Shohei Ohtani’s shotgun free agency is now underway and it’s only a matter of time until we hear he’s started meeting with teams. Three weeks. Three weeks and this Ohtani stuff will all be over. Here are some random bits of news to check out in the meantime.
Cashman named Baseball America’s Executive of the Year
A few days ago Baseball America named Brian Cashman their 2017 Executive of the Year. That tends to happen when you nail your on-the-fly rebuild, and go from selling at the 2016 trade deadline to getting to within one win of the 2017 World Series thanks to your young players. From the write-up:
“For years the players worked in the minor leagues thinking, ‘If I play well I might get traded because I am blocked.’ Cash has changed that culture to the point now where young players not only develop as Yankees but have the goal of playing at Yankee Stadium and helping a championship club,” (vice president of baseball operations Tim) Naehring said.

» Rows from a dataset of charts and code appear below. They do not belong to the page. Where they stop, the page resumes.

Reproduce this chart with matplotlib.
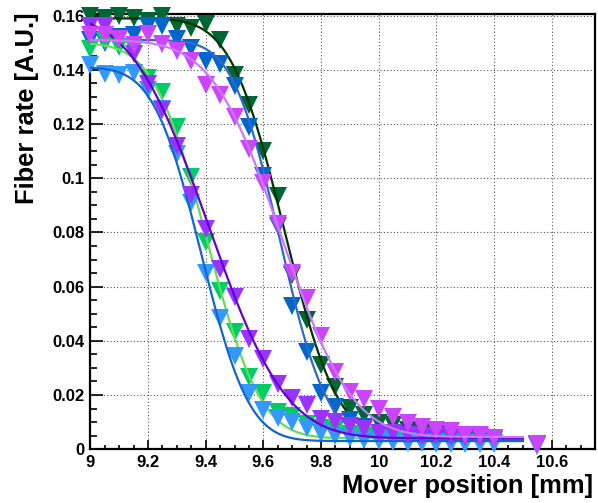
import math
import numpy as np
import matplotlib
matplotlib.use("Agg")
import matplotlib.pyplot as plt
from matplotlib.ticker import MultipleLocator, FixedLocator, FixedFormatter

plt.rcParams["font.family"] = ["Liberation Sans", "DejaVu Sans"]

# Mover positions [mm]
position = [9.00, 9.05, 9.10, 9.15, 9.20, 9.25, 9.30, 9.35, 9.40, 9.45,
            9.50, 9.55, 9.60, 9.65, 9.70, 9.75, 9.80, 9.85, 9.90, 9.95,
            10.00, 10.05, 10.10, 10.15, 10.20, 10.25, 10.30, 10.35, 10.40, 10.55]

# Fiber rates [A.U.] per fiber scan
rate_dkgreen = [0.1598, 0.1590, 0.1600, 0.1590, 0.1580, 0.1600, 0.1560, 0.1555, 0.1570, 0.1510,
                0.1380, 0.1270, 0.1100, 0.0935, 0.0644, 0.0478, 0.0310, 0.0231, 0.0152, 0.0126,
                0.0098, 0.0088, 0.0072, 0.0064, 0.0056, 0.0050, 0.0046, 0.0043, 0.0040, 0.0020]
rate_blue = [0.1510, 0.1500, 0.1520, 0.1530, 0.1560, 0.1560, 0.1515, 0.1480, 0.1434, 0.1420,
             0.1340, 0.1190, 0.1010, 0.0823, 0.0527, 0.0360, 0.0209, 0.0154, 0.0107, 0.0083,
             0.0060, 0.0052, 0.0045, 0.0042, 0.0040, 0.0038, 0.0036, 0.0035, 0.0034, 0.0018]
rate_green = [0.1478, 0.1505, 0.1485, 0.1478, 0.1370, 0.1317, 0.1190, 0.1003, 0.0765, 0.0583,
              0.0434, 0.0268, 0.0206, 0.0138, 0.0123, 0.0092, 0.0077, 0.0070, 0.0055, 0.0048,
              0.0040, 0.0035, 0.0030, 0.0028, 0.0026, 0.0025, 0.0024, 0.0023, 0.0022, 0.0016]
rate_ltblue = [0.1416, 0.1385, 0.1380, 0.1390, 0.1324, 0.1256, 0.1090, 0.0907, 0.0650, 0.0484,
               0.0345, 0.0206, 0.0144, 0.0114, 0.0101, 0.0077, 0.0060, 0.0048, 0.0040, 0.0034,
               0.0030, 0.0027, 0.0024, 0.0022, 0.0021, 0.0020, 0.0020, 0.0019, 0.0019, 0.0013]
rate_purple = [0.1560, 0.1560, 0.1515, 0.1460, 0.1348, 0.1250, 0.1120, 0.0937, 0.0811, 0.0666,
               0.0561, 0.0407, 0.0333, 0.0240, 0.0188, 0.0163, 0.0111, 0.0102, 0.0086, 0.0073,
               0.0060, 0.0058, 0.0052, 0.0050, 0.0048, 0.0046, 0.0045, 0.0044, 0.0043, 0.0019]
rate_magenta = [0.1527, 0.1527, 0.1515, 0.1490, 0.1533, 0.1496, 0.1470, 0.1434, 0.1345, 0.1308,
                0.1225, 0.1107, 0.0984, 0.0830, 0.0650, 0.0558, 0.0416, 0.0286, 0.0212, 0.0185,
                0.0148, 0.0120, 0.0095, 0.0083, 0.0070, 0.0067, 0.0052, 0.0052, 0.0043, 0.0020]

# Error-function edge fits: [amplitude, edge position, width, offset]
fit_dkgreen = [0.1555, 9.672, 0.145, 0.0035]
fit_blue = [0.1470, 9.657, 0.128, 0.0040]
fit_green = [0.1460, 9.405, 0.145, 0.0040]
fit_ltblue = [0.1380, 9.385, 0.130, 0.0030]
fit_purple = [0.1570, 9.410, 0.210, 0.0040]
fit_magenta = [0.1465, 9.665, 0.190, 0.0045]

fit_range = (9.0, 10.5)

x_ticks = [9.0, 9.2, 9.4, 9.6, 9.8, 10.0, 10.2, 10.4, 10.6]
x_tick_labels = ["9", "9.2", "9.4", "9.6", "9.8", "10", "10.2", "10.4", "10.6"]
y_ticks = [0.0, 0.02, 0.04, 0.06, 0.08, 0.10, 0.12, 0.14, 0.16]
y_tick_labels = ["0", "0.02", "0.04", "0.06", "0.08", "0.1", "0.12", "0.14", "0.16"]

series = [
    (rate_dkgreen, fit_dkgreen, "#006633", "#003300"),
    (rate_blue, fit_blue, "#0066cc", "#3366cc"),
    (rate_green, fit_green, "#00cc66", "#66dd55"),
    (rate_ltblue, fit_ltblue, "#3399ff", "#1166cc"),
    (rate_purple, fit_purple, "#9933ff", "#6600cc"),
    (rate_magenta, fit_magenta, "#cc44ff", "#cc77ff"),
]

erfc = np.vectorize(math.erfc)


def edge(x, amp, mu, sigma, off):
    return off + 0.5 * amp * erfc((x - mu) / (math.sqrt(2.0) * sigma))


W, H = 598, 503
fig = plt.figure(figsize=(W / 100, H / 100), dpi=100)
ax = fig.add_axes([90.3 / W, 1 - 449.2 / H, (595 - 90.3) / W, (449.2 - 14) / H])

xfit = np.linspace(fit_range[0], fit_range[1], 400)
for i, (rates, fit, mcol, lcol) in enumerate(series):
    z = 4 + 2 * i
    ax.plot(position, rates, linestyle="none", marker="v", markersize=12.3,
            markerfacecolor=mcol, markeredgewidth=0, clip_on=False, zorder=z)
    ax.plot(xfit, edge(xfit, *fit), color=lcol, linewidth=1.6, zorder=z + 1)

ax.set_xlim(9.0, 10.75)
ax.set_ylim(0.0, 0.1606)

ax.xaxis.set_major_locator(FixedLocator(x_ticks))
ax.xaxis.set_major_formatter(FixedFormatter(x_tick_labels))
ax.xaxis.set_minor_locator(MultipleLocator(0.05))
ax.yaxis.set_major_locator(FixedLocator(y_ticks))
ax.yaxis.set_major_formatter(FixedFormatter(y_tick_labels))
ax.yaxis.set_minor_locator(MultipleLocator(0.005))

ax.tick_params(axis="both", which="both", direction="in", top=False, right=False,
               labelsize=12, width=1.2)
ax.tick_params(axis="x", which="major", length=6.5, pad=4)
ax.tick_params(axis="x", which="minor", length=3.2)
ax.tick_params(axis="y", which="major", length=9.4, pad=4)
ax.tick_params(axis="y", which="minor", length=5)
for lab in ax.get_xticklabels() + ax.get_yticklabels():
    lab.set_fontweight("bold")

ax.grid(True, which="major", color="#555555", linewidth=0.8, linestyle=(0, (1, 2)), zorder=1)
ax.set_axisbelow(True)
for side in ["left", "bottom", "top", "right"]:
    ax.spines[side].set_linewidth(1.6)
    ax.spines[side].set_color("black")

fig.text(593 / W, 1 - 493 / H, "Mover position [mm]", ha="right", va="baseline",
         fontsize=18.4, fontweight="bold")
fig.text(27 / W, 1 - 13 / H, "Fiber rate [A.U.]", ha="center", va="top", rotation=90,
         fontsize=18.4, fontweight="bold")

fig.savefig("out.png", dpi=100, facecolor="white")
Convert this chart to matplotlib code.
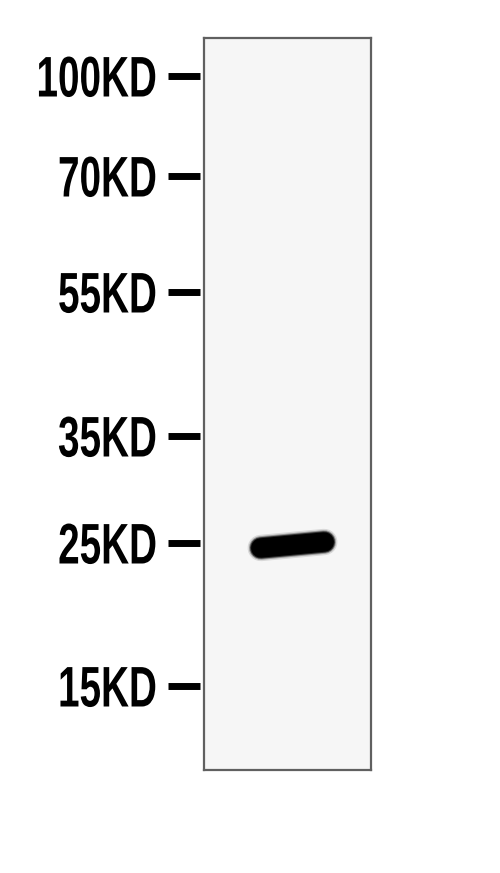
import matplotlib
matplotlib.use('Agg')
import matplotlib.pyplot as plt
import matplotlib.transforms as mtransforms
from matplotlib.patheffects import AbstractPathEffect

# marker ladder (label, vertical position in pixels from top of image)
marker_labels = ['100KD', '70KD', '55KD', '35KD', '25KD', '15KD']
marker_pos = [76, 176, 292, 436, 543, 686]

# detected band: left end / right end (x in lane units, y in pixels)
band_x = [0.34, 0.72]
band_y = [548, 542]


class Squeeze(AbstractPathEffect):
    # condensed, taller glyphs: scale around a fixed display point
    def __init__(self, sx, sy, x0, y0):
        super().__init__()
        self.sx, self.sy = sx, sy
        self.x0, self.y0 = x0, y0

    def draw_path(self, renderer, gc, tpath, affine, rgbFace=None):
        sq = (mtransforms.Affine2D().translate(-self.x0, -self.y0)
              .scale(self.sx, self.sy).translate(self.x0, self.y0))
        renderer.draw_path(gc, tpath, affine + sq, rgbFace)


plt.rcParams['font.family'] = ['Liberation Sans', 'DejaVu Sans']

fig = plt.figure(figsize=(5, 8.73), dpi=100)
fig.patch.set_facecolor('white')
W, H = 500, 873
ax = fig.add_axes([204 / W, (H - 770) / H, 167 / W, 732 / H])
ax.set_facecolor('#f6f6f6')
ax.set_xlim(0, 1)
ax.set_ylim(770, 38)
ax.set_xticks([])
ax.set_yticks([])
for s in ax.spines.values():
    s.set_color('#606060')
    s.set_linewidth(1.6)

# band, with a soft halo
for lw, a in [(19, 0.12), (17, 0.3), (15.5, 0.65), (14, 1.0)]:
    ax.plot(band_x, band_y, color='black', lw=lw, alpha=a,
            solid_capstyle='round')

# ladder ticks and labels
trans = mtransforms.blended_transform_factory(fig.transFigure, ax.transData)
fs = 32                       # points
cap = 0.716 * fs * 100 / 72   # cap height in px before stretching
sy = 41 / cap
sx = 0.87
lab_trans = mtransforms.offset_copy(trans, fig=fig, y=-20.5, units='dots')
for lab, y in zip(marker_labels, marker_pos):
    ax.plot([168 / W, 200 / W], [y, y], color='black', lw=5,
            transform=trans, clip_on=False, solid_capstyle='butt')
    y0 = H - y - 20.5
    ax.text(157 / W, y, lab, transform=lab_trans, ha='right', va='baseline',
            fontsize=fs, fontweight='bold', color='black',
            path_effects=[Squeeze(sx, sy, 157, y0)])

plt.savefig('out.png', dpi=100, facecolor='white')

That’s a pretty interesting quote. I always wondered what it was like to be a prospect in the farm system when the Yankees were doing nothing but signing free agents all those years. On one hand, do your job and someone will want you. On the other hand, it couldn’t have felt good knowing a trade was coming. Anyway, this is the first time Cashman has won Baseball America’s Executive of the Year award, which they’ve been giving out since 1998, his first season as GM.
Gardner wins Heart & Hustle Award
I missed this a few weeks ago, but Brett Gardner won the 2017 Heart & Hustle Award, the MLB Players Alumni Association announced. It is given annually to “an active player who demonstrates a passion for the game of baseball and best embodies the values, spirit and traditions of the game.” One player from each team is nominated for the award, then the winner is selected through a player vote. Pretty cool.
Gardner, who is the longest tenured Yankee and unofficial team captain, has been New York’s nominee for the Heart & Hustle Award on five occasions now, though this was his first time winning the award. The MLBPAA has been giving out the award since 2005 and Gardner is the first Yankee to win it. (Todd Frazier won it last year.) I gotta say, Gardner winning something called the “Heart & Hustle Award” is pretty damn appropriate.
MLB unveils 2018 spring and batting practice caps
A week or two ago MLB unveiled their new 2018 Spring Training and batting practice caps. Considering some of the wacky designs we’ve seen the last few years (those pinstriped brims, man), these are pretty normal. Here are next year’s Spring Training and batting practice caps:
I hereby dub the new designs: fine. They’re fine. Also, the new caps are made with a lightweight polyester material, not the usual polyester material they’ve been using for years and years. The new caps are 26% lighter, so that’s cool. The new caps are already for sale at New Era and MLB.com.
MLB pushing for a pitch clock in 2018
According to Buster Olney, MLB is pushing for new pace-of-play measures in 2018, including the implementation of a pitch clock. The league has to power to implement rule changes unilaterally now, though they prefer to come to an agreement with the MLBPA. Labor peace is good. The pitch clock is seen as inevitable — the plan is a 20-second pitch clock like the one used in Double-A and Triple-A, though they may settle for 22-24 seconds — and there’s also talk of limiting mound visits.
I don’t think pace-of-play is as much of a problem as MLB seems to believe — I worry the league is blaming too many of their biggest problems (i.e. cultivating young fans) on pace-of-play — but I do think it is something that can improved. Give me a pitch clock and fewer mound visits. I’m all for it. I have no problem whatsoever with four hour games as long as they’re exciting. When it’s nonstop mound visits and pitchers staring in to get the sign, that’s when it gets dull. The less the players are standing around doing nothing, the better.